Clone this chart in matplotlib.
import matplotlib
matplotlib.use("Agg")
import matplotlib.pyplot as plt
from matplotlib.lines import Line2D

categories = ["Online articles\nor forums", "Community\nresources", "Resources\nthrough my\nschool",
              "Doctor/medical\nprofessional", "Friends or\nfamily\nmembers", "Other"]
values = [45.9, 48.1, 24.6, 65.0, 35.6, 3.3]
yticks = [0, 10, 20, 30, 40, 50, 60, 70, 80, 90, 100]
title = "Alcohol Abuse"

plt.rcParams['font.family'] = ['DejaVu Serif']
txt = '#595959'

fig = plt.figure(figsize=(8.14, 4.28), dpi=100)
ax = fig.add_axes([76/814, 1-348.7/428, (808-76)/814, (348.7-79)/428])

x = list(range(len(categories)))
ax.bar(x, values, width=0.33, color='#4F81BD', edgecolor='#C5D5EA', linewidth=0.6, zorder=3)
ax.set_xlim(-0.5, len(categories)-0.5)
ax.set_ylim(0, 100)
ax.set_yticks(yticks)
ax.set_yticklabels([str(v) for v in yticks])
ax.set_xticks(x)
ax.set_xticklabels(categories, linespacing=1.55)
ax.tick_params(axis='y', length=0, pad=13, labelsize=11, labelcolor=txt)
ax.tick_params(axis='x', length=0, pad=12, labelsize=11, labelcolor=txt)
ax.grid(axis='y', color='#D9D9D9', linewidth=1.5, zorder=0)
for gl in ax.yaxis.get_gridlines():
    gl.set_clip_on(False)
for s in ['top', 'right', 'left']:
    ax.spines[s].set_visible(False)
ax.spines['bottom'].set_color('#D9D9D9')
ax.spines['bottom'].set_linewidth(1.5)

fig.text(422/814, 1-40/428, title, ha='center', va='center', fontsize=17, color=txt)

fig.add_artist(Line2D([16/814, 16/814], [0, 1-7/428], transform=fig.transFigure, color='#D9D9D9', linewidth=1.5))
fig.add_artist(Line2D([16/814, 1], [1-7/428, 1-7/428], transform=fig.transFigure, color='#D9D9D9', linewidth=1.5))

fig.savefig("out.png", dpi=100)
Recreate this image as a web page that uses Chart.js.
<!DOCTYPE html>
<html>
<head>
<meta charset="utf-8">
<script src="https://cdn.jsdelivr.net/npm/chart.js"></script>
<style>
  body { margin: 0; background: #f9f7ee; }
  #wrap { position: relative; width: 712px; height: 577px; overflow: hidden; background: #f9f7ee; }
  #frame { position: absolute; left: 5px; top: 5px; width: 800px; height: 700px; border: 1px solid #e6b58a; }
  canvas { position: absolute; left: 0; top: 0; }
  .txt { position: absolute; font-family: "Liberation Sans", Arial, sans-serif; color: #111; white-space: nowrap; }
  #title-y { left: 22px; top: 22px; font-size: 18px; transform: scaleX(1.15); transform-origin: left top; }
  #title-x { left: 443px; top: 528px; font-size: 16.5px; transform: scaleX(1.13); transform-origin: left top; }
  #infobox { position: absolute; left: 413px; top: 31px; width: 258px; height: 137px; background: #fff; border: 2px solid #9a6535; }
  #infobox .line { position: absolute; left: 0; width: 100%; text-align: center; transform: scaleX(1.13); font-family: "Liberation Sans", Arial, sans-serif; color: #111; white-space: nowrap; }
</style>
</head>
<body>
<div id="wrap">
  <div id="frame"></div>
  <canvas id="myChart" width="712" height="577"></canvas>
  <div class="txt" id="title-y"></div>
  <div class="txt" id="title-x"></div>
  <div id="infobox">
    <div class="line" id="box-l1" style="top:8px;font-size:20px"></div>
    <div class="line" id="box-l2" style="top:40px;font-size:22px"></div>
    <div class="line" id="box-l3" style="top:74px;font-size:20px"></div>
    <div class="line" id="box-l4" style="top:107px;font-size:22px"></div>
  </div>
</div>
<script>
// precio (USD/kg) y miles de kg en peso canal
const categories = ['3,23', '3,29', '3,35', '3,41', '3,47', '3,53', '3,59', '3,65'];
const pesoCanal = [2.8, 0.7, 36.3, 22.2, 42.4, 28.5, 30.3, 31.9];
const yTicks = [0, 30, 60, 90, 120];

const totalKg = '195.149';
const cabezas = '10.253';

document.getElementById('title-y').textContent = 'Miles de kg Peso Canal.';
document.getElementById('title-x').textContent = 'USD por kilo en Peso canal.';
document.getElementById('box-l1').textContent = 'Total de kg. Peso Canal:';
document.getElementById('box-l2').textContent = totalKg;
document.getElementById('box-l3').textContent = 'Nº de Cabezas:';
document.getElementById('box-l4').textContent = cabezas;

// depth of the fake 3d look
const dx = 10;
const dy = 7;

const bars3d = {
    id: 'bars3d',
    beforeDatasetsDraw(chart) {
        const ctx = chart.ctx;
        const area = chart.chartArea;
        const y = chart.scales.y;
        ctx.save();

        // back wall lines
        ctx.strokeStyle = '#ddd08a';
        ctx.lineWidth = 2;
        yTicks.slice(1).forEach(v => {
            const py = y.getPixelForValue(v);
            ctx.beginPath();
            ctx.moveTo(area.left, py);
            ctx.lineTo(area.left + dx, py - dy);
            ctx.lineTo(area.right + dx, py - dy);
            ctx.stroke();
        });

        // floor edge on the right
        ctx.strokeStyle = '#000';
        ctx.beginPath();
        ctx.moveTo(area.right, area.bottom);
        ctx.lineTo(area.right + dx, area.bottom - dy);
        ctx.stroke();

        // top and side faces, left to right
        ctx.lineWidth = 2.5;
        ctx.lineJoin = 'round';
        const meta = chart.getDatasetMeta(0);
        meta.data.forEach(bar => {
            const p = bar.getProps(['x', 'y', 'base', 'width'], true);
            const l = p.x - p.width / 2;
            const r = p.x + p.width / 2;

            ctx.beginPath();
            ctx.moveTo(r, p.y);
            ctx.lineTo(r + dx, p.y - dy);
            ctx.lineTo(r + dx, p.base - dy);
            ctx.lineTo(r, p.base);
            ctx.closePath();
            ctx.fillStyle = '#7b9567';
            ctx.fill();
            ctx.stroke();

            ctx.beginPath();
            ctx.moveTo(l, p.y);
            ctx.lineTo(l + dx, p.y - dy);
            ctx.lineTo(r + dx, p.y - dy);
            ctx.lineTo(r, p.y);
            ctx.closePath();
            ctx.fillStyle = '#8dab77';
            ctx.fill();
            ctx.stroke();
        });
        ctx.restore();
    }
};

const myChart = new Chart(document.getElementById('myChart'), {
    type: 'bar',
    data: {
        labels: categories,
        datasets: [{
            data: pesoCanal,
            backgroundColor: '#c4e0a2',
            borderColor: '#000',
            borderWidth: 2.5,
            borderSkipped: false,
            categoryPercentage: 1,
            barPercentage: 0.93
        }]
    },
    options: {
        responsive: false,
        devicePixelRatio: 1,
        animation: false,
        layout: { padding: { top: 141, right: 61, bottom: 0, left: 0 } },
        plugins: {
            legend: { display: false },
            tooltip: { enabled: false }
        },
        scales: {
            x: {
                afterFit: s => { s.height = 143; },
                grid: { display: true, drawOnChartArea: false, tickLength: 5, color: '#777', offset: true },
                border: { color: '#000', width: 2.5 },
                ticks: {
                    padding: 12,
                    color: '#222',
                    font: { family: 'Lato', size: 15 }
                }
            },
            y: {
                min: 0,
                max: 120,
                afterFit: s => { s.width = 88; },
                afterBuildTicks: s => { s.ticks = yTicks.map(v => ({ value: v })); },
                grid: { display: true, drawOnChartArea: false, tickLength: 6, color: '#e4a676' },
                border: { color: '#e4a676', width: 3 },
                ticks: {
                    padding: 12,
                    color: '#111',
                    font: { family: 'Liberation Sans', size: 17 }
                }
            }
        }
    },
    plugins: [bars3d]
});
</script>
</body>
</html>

= = = = =

Search the data above for the word "matplotlib", then gather each line in which it appears.

Clone this chart in matplotlib.
import matplotlib
matplotlib.use("Agg")
import matplotlib.pyplot as plt
from matplotlib.lines import Line2D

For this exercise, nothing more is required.